Long-sleeved tops and pants and closed-toe shoes or boots are essential. However, you should also wear goggles or safety glasses and face shields when soldering. Soldering and brazing material can splash, and lead soldering is highly toxic.
Welding poses unique risks because the temperatures involved are even higher, and metal melt. Fire-resistant clothing, dedicated welding gloves, and a helmet with a shaded lens are necessary for protecting your eyes from intense ultraviolet radiation.
Welding produces infrared (IR) and ultraviolet (UV) radiation. While you can feel the former as heat, which can damage your eyes, the latter is more subtle. You can’t feel the damage caused by UV radiation, but it can cause a condition known as “welder’s flash.” To protect your eyes, it is vital to wear proper eye protection when engaging in this activity.
Different Types of Welding
Some of the most common types of welding include:
Metal inert gas (MIG) welding, also known as gas metal arc welding, uses a consumable wire electrode that a machine feeds from a spool. One of the easiest types of welding to learn, MIG allows you to weld a variety of thin and thick materials and is relatively clean. MIG welding they say is simple but there's a lot of advanced techniques you must learn too so you can expand your knowledge on welding.
Tungsten inert gas (TIG) welding, also known as gas tungsten arc welding (GTAW), is a type of arc welding that uses a non-consumable tungsten electrode. To protect the weld from atmospheric contamination, you use a separate shielding gas, such as argon. TIG welding is known for being clean but slow.
Also known as shielded metal arc welding (SMAW), this type relies on a consumable electrode that gradually melts, forming a weld pool that joins the metal parts.
As the flux coating on the electrode is destroyed, it produces a shielding gas that protects against atmospheric contaminants. The electrode, which you use to create the arc, is also the filler material you use to fuse the metal pieces. Since they’re the same, the electrode, being consumable, melts. Knowing how to stick weld is one thing but one must master the basics in order for you to be successful in your field.
Oxyacetylene welding, also known as oxy-fuel welding, combines pure oxygen with a fuel gas to melt metal. This is one of the oldest forms of welding and doesn’t require electrical current.
Different Types of Soldering
While there are many types of solder, there are, broadly, three categories:
Lead-based, or soft solder, consists of lead and tin—the more tin, the greater the soldering material’s strength. Lead is included to slow the solidification process and to reduce the incidence of tin whiskers.
As the health hazards associated with lead became more widely known and understood, there has been a growing movement to eliminate lead from solder. Following the EU ban on lead in consumer electronics, the demand for lead-free solder has increased. To avoid tin whiskers, other processes, such as annealing, may be used.

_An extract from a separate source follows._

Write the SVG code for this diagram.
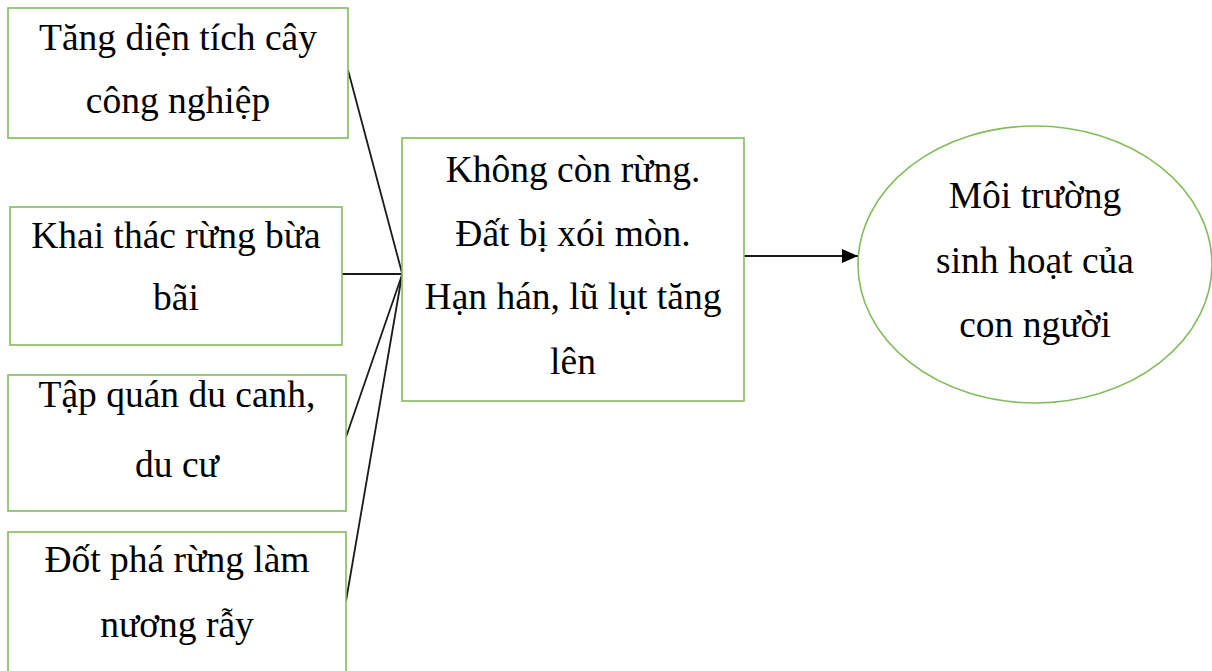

The number of alloying elements used in soldering materials varies considerably and includes everything from antimony and bismuth to nickel and silver, all with their own unique properties.
Regardless of which fabrication process you determine is right for your project or career prospects, it’s essential to understand some of the key differences from heat to materials. Whichever process you use for your projects, ensure that you safely engage in the activity by wearing appropriate protective gear and cleaning and maintaining your tools.